Dataset excerpt:
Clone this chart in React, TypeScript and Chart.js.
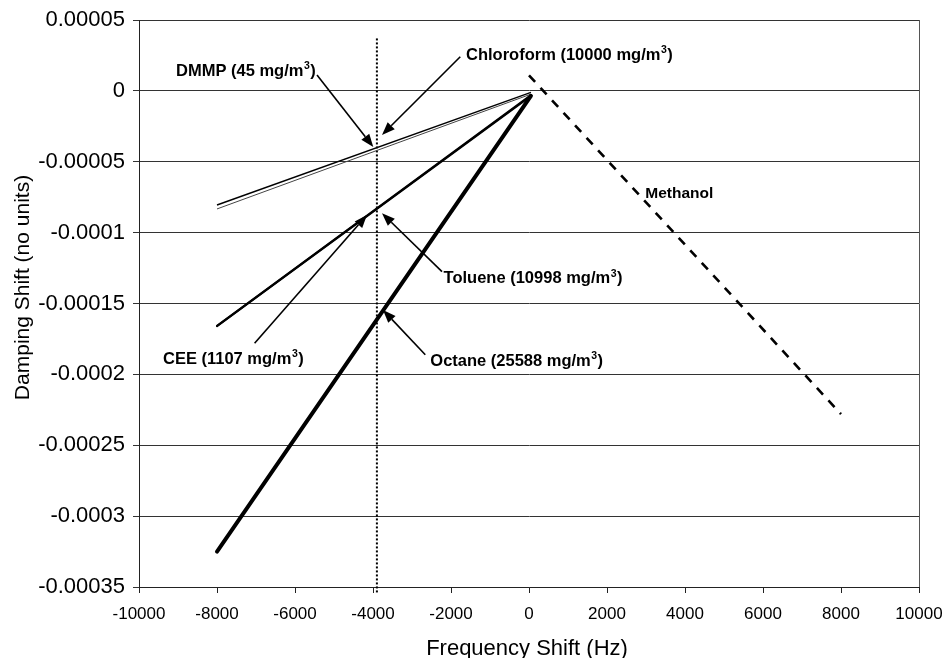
import React, { useEffect, useRef } from "react";
import { Chart, registerables } from "chart.js";

Chart.register(...registerables);

const FONT = "'Liberation Sans', Arial, Helvetica, sans-serif";

// Fitted response lines: frequency shift (Hz) vs damping shift
const octaneX = [-8000, 50];
const octaneY = [-0.000325, -0.0000035];
const ceeX = [-8000, 50];
const ceeY = [-0.0001658, -0.000003];
const tolueneX = [-8000, 50];
const tolueneY = [-0.000166, -0.0000035];
const chloroformX = [-8000, 50];
const chloroformY = [-0.0000805, -0.000001];
const dmmpX = [-8000, 50];
const dmmpY = [-0.0000833, -0.0000023];
const methanolX = [0, 8000];
const methanolY = [0.000011, -0.000228];

// Vertical reference line at the operating frequency shift
const markerX = [-3900, -3900];
const markerY = [0.000037, -0.000355];

const xTickValues = [-10000, -8000, -6000, -4000, -2000, 0, 2000, 4000, 6000, 8000, 10000];
const xTickLabels = ["-10000", "-8000", "-6000", "-4000", "-2000", "0", "2000", "4000", "6000", "8000", "10000"];
const yTickValues = [-0.00035, -0.0003, -0.00025, -0.0002, -0.00015, -0.0001, -0.00005, 0, 0.00005];
const yTickLabels = ["-0.00035", "-0.0003", "-0.00025", "-0.0002", "-0.00015", "-0.0001", "-0.00005", "0", "0.00005"];

// Callout labels (data coordinates: text baseline start, arrow tail, arrow tip)
const callouts = [
  { text: "DMMP (45 mg/m", sup: "3", close: ")", at: [-9051, 0.0000107], from: [-5436, 0.0000112], to: [-3992, -0.0000396], size: 16.5 },
  { text: "Chloroform (10000 mg/m", sup: "3", close: ")", at: [-1615, 0.0000218], from: [-1762, 0.0000241], to: [-3769, -0.0000311], size: 16.5 },
  { text: "Toluene (10998 mg/m", sup: "3", close: ")", at: [-2190, -0.0001357], from: [-2231, -0.0001275], to: [-3769, -0.0000863], size: 16.5 },
  { text: "Octane (25588 mg/m", sup: "3", close: ")", at: [-2531, -0.0001938], from: [-2659, -0.0001862], to: [-3744, -0.0001545], size: 16.5 },
  { text: "CEE (1107 mg/m", sup: "3", close: ")", at: [-9385, -0.0001926], from: [-7036, -0.000178], to: [-4154, -0.0000875], size: 16.5 },
  { text: "Methanol", sup: "", close: "", at: [2982, -0.0000757], from: null, to: null, size: 15.5 },
];

const pts = (xs: number[], ys: number[]) => xs.map((x, i) => ({ x, y: ys[i] }));

const framePlugin = {
  id: "frame",
  beforeDatasetsDraw(chart: any) {
    const { ctx, chartArea } = chart;
    ctx.save();
    ctx.strokeStyle = "#555";
    ctx.lineWidth = 1;
    ctx.beginPath();
    ctx.moveTo(Math.round(chartArea.right) + 0.5, chartArea.top);
    ctx.lineTo(Math.round(chartArea.right) + 0.5, chartArea.bottom);
    ctx.stroke();
    ctx.restore();
  },
  afterDraw(chart: any) {
    const { ctx, chartArea } = chart;
    ctx.save();
    ctx.fillStyle = "#000";
    ctx.font = `22px ${FONT}`;
    ctx.textAlign = "center";
    ctx.textBaseline = "alphabetic";
    ctx.fillText("Frequency Shift (Hz)", (chartArea.left + chartArea.right) / 2 - 2, 655);
    ctx.translate(29, (chartArea.top + chartArea.bottom) / 2 - 16);
    ctx.rotate(-Math.PI / 2);
    ctx.font = `21px ${FONT}`;
    ctx.fillText("Damping Shift (no units)", 0, 0);
    ctx.restore();
  },
};

const calloutPlugin = {
  id: "callouts",
  afterDatasetsDraw(chart: any) {
    const { ctx, scales } = chart;
    const px = (p: number[]) => [scales.x.getPixelForValue(p[0]), scales.y.getPixelForValue(p[1])];
    ctx.save();
    ctx.fillStyle = "#000";
    ctx.strokeStyle = "#000";
    for (const c of callouts) {
      const [tx, ty] = px(c.at);
      ctx.textAlign = "left";
      ctx.textBaseline = "alphabetic";
      ctx.font = `bold ${c.size}px ${FONT}`;
      ctx.fillText(c.text, tx, ty);
      let cx = tx + ctx.measureText(c.text).width;
      if (c.sup) {
        ctx.font = `bold 10.5px ${FONT}`;
        ctx.fillText(c.sup, cx + 0.5, ty - 6.5);
        cx += ctx.measureText(c.sup).width + 1;
        ctx.font = `bold ${c.size}px ${FONT}`;
        ctx.fillText(c.close, cx, ty);
      }
      if (c.from && c.to) {
        const [x0, y0] = px(c.from);
        const [x1, y1] = px(c.to);
        const ang = Math.atan2(y1 - y0, x1 - x0);
        const hl = 13;
        const hw = 5;
        const bx = x1 - hl * Math.cos(ang);
        const by = y1 - hl * Math.sin(ang);
        ctx.lineWidth = 1.6;
        ctx.beginPath();
        ctx.moveTo(x0, y0);
        ctx.lineTo(bx, by);
        ctx.stroke();
        ctx.beginPath();
        ctx.moveTo(x1, y1);
        ctx.lineTo(bx + hw * Math.sin(ang), by - hw * Math.cos(ang));
        ctx.lineTo(bx - hw * Math.sin(ang), by + hw * Math.cos(ang));
        ctx.closePath();
        ctx.fill();
      }
    }
    ctx.restore();
  },
};

export default function App() {
  const canvasRef = useRef<HTMLCanvasElement | null>(null);

  useEffect(() => {
    const canvas = canvasRef.current;
    if (!canvas) return;
    const line = (label: string, xs: number[], ys: number[], extra: any) => ({
      label,
      data: pts(xs, ys),
      showLine: true,
      pointRadius: 0,
      borderColor: "#000",
      backgroundColor: "#000",
      fill: false,
      tension: 0,
      ...extra,
    });
    const chart = new Chart(canvas, {
      type: "scatter",
      data: {
        datasets: [
          line("Octane", octaneX, octaneY, { borderWidth: 4, borderCapStyle: "round" }),
          line("CEE", ceeX, ceeY, { borderWidth: 2, borderCapStyle: "round" }),
          line("Toluene", tolueneX, tolueneY, { borderWidth: 2, borderCapStyle: "round" }),
          line("Chloroform", chloroformX, chloroformY, { borderWidth: 1.4 }),
          line("DMMP", dmmpX, dmmpY, { borderWidth: 1, borderColor: "#444" }),
          line("Methanol", methanolX, methanolY, { borderWidth: 2.6, borderDash: [9, 8] }),
          line("Reference", markerX, markerY, { borderWidth: 2, borderDash: [2, 2], clip: false }),
        ],
      },
      options: {
        animation: false,
        responsive: false,
        maintainAspectRatio: false,
        layout: { padding: { top: 20, right: 25, left: 0, bottom: 0 } },
        plugins: {
          legend: { display: false },
          tooltip: { enabled: false },
          title: { display: false },
        },
        scales: {
          x: {
            type: "linear",
            position: "bottom",
            min: -10000,
            max: 10000,
            afterBuildTicks: (s: any) => {
              s.ticks = xTickValues.map((v) => ({ value: v }));
            },
            afterFit: (s: any) => {
              s.height = 71;
              s.paddingLeft = 0;
              s.paddingRight = 25;
            },
            ticks: {
              callback: (_v: any, i: number) => xTickLabels[i],
              font: { family: FONT, size: 17 },
              color: "#000",
              padding: 11,
              maxRotation: 0,
              autoSkip: false,
            },
            grid: { drawOnChartArea: false, drawTicks: true, tickLength: 6, color: "#222" },
            border: { color: "#222", width: 1 },
          },
          y: {
            type: "linear",
            min: -0.00035,
            max: 0.00005,
            afterBuildTicks: (s: any) => {
              s.ticks = yTickValues.map((v) => ({ value: v }));
            },
            afterFit: (s: any) => {
              s.width = 139;
              s.paddingTop = 20;
              s.paddingBottom = 0;
            },
            ticks: {
              callback: (_v: any, i: number) => yTickLabels[i],
              font: { family: FONT, size: 22 },
              color: "#000",
              padding: 8,
              autoSkip: false,
            },
            grid: { drawOnChartArea: true, drawTicks: true, tickLength: 6, color: "#333", lineWidth: 1 },
            border: { color: "#222", width: 1 },
          },
        },
      } as any,
      plugins: [framePlugin, calloutPlugin],
    });
    return () => chart.destroy();
  }, []);

  return (
    <div style={{ position: "fixed", left: 0, top: 0, width: 944, height: 658, background: "#fff" }}>
      <canvas ref={canvasRef} width={944} height={658} style={{ display: "block" }} />
    </div>
  );
}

Objective: Write out the lines from the start of the material to the line with "const markerY = [0.000037, -0.000355];", inclusive and exactly. Skip the pictures.

Solution:
Clone this chart in React, TypeScript and Chart.js.
import React, { useEffect, useRef } from "react";
import { Chart, registerables } from "chart.js";

Chart.register(...registerables);

const FONT = "'Liberation Sans', Arial, Helvetica, sans-serif";

// Fitted response lines: frequency shift (Hz) vs damping shift
const octaneX = [-8000, 50];
const octaneY = [-0.000325, -0.0000035];
const ceeX = [-8000, 50];
const ceeY = [-0.0001658, -0.000003];
const tolueneX = [-8000, 50];
const tolueneY = [-0.000166, -0.0000035];
const chloroformX = [-8000, 50];
const chloroformY = [-0.0000805, -0.000001];
const dmmpX = [-8000, 50];
const dmmpY = [-0.0000833, -0.0000023];
const methanolX = [0, 8000];
const methanolY = [0.000011, -0.000228];

// Vertical reference line at the operating frequency shift
const markerX = [-3900, -3900];
const markerY = [0.000037, -0.000355];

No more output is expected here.